Blind and buried vias are key enablers for complex, high-density PCBs required in today’s electronics. By providing targeted layer connections without consuming through-hole real estate, blind and buried vias unlock routing architectures not possible with standard vias alone.

To leverage their full potential, you need to plan your layer stack and design rules carefully around these special vias. Follow the guidelines in this article, and you will be well on your way to employing blind/buried vias successfully in your next PCB design.

Frequently Asked Questions

Q: What is the difference between blind, buried, and through-hole vias?

A: Blind vias connect an outer layer to one or more inner layers, but do not go through the entire board. Buried vias connect two or more inner layers only. Through-hole vias span the entire board layers from top to bottom.

Q: When should blind/buried vias be used instead of through-hole vias?

A: Use blind/buried vias when you need connections between non-adjacent layers or when high routing density is required. The reduced drill size and lack of through-hole connection enables greater layout efficiency.

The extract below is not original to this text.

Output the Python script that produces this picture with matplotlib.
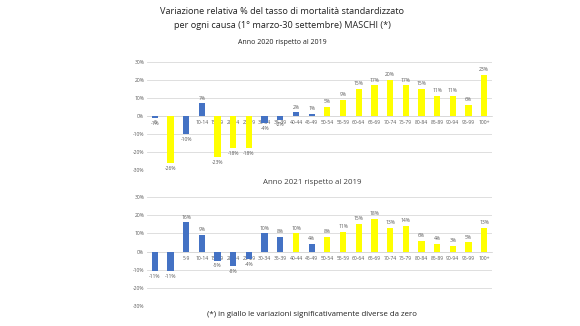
import numpy as np
import matplotlib.pyplot as plt

age_groups = ['0', '1-4', '5-9', '10-14', '15-19', '20-24', '25-29', '30-34', '35-39',
              '40-44', '45-49', '50-54', '55-59', '60-64', '65-69', '70-74', '75-79',
              '80-84', '85-89', '90-94', '95-99', '100+']

var_2020 = [-1, -26, -10, 7, -23, -18, -18, -4, -2, 2, 1, 5, 9, 15, 17, 20, 17, 15, 11, 11, 6, 23]
signif_2020 = [0, 1, 0, 0, 1, 1, 1, 0, 0, 0, 0, 1, 1, 1, 1, 1, 1, 1, 1, 1, 1, 1]

var_2021 = [-11, -11, 16, 9, -5, -8, -4, 10, 8, 10, 4, 8, 11, 15, 18, 13, 14, 6, 4, 3, 5, 13]
signif_2021 = [0, 0, 0, 0, 0, 0, 0, 0, 0, 1, 0, 1, 1, 1, 1, 1, 1, 1, 1, 1, 1, 1]

yticks = [-30, -20, -10, 0, 10, 20, 30]

BLUE = '#4472C4'
YELLOW = '#FFFF00'
GREY_TXT = '#595959'

plt.rcParams['font.family'] = ['Open Sans', 'DejaVu Sans']

fig = plt.figure(figsize=(5.8, 3.26), dpi=100)

fig.text(282 / 580, 1 - 12 / 326, 'Variazione relativa % del tasso di mortalità standardizzato',
         ha='center', va='center', fontsize=6.6, color='#222222')
fig.text(282 / 580, 1 - 26 / 326, 'per ogni causa (1° marzo-30 settembre) MASCHI (*)',
         ha='center', va='center', fontsize=6.6, color='#222222')
fig.text(282 / 580, 1 - 42 / 326, 'Anno 2020 rispetto al 2019',
         ha='center', va='center', fontsize=5, color='#222222')
fig.text(312 / 580, 1 - 183 / 326, 'Anno 2021 rispetto al 2019',
         ha='center', va='center', fontsize=5.7, color='#404040')
fig.text(312 / 580, 1 - 315 / 326, '(*) in giallo le variazioni significativamente diverse da zero',
         ha='center', va='center', fontsize=5.7, color='#222222')


def draw_panel(ax, values, signif):
    x = np.arange(len(age_groups))
    ax.spines['bottom'].set_position(('data', 0))
    colors = [YELLOW if s else BLUE for s in signif]
    ax.bar(x, values, width=0.4, color=colors, zorder=3)
    for xi, v in zip(x, values):
        if v >= 0:
            ax.annotate(f'{v}%', (xi, v), xytext=(0, 2), textcoords='offset points',
                        ha='center', va='bottom', fontsize=3.6, color=GREY_TXT)
        else:
            ax.annotate(f'{v}%', (xi, v), xytext=(0, -2), textcoords='offset points',
                        ha='center', va='top', fontsize=3.6, color=GREY_TXT)
    ax.set_xlim(-0.5, len(age_groups) - 0.5)
    ax.set_ylim(-30, 30)
    ax.set_yticks(yticks)
    ax.set_yticklabels([f'{t}%' for t in yticks], fontsize=3.6, color=GREY_TXT)
    ax.set_xticks(x)
    ax.set_xticklabels(age_groups, fontsize=3.6, color=GREY_TXT)
    ax.spines['bottom'].set_color('#d9d9d9')
    ax.spines['bottom'].set_linewidth(0.6)
    for s in ['top', 'right', 'left']:
        ax.spines[s].set_visible(False)
    ax.tick_params(axis='both', length=0, pad=2)
    ax.tick_params(axis='x', pad=3)
    ax.grid(axis='y', color='#d9d9d9', linewidth=0.6, zorder=0)
    ax.set_axisbelow(True)


left = 147 / 580
width = (492 - 147) / 580
ax1 = fig.add_axes([left, 1 - 170 / 326, width, (170 - 62) / 326])
ax2 = fig.add_axes([left, 1 - 306 / 326, width, (306 - 197) / 326])

draw_panel(ax1, var_2020, signif_2020)
draw_panel(ax2, var_2021, signif_2021)

fig.savefig('out.png', dpi=100)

Q: What are some ways to maximize routing density with blind/buried vias?

A: Using smaller via sizes, careful layer planning, adequate via spacing, and techniques like dogbone routing all help optimize routing density when using blind/buried vias.

Q: Do blind/buried vias reduce signal quality compared to through-hole vias?

A: Generally no – blind/buried vias offer better signal integrity by containing connections between fewer layers with lower associated capacitance and cross-talk. Proper layer stack planning is important however.

Q: How can I test buried and blind vias on my PCB?

A: Testing can be done with specialized test points, fixtures, and 100% electrical testing. Additional optical inspection may also help but is not sufficient alone due to the inability to visually examine all layers.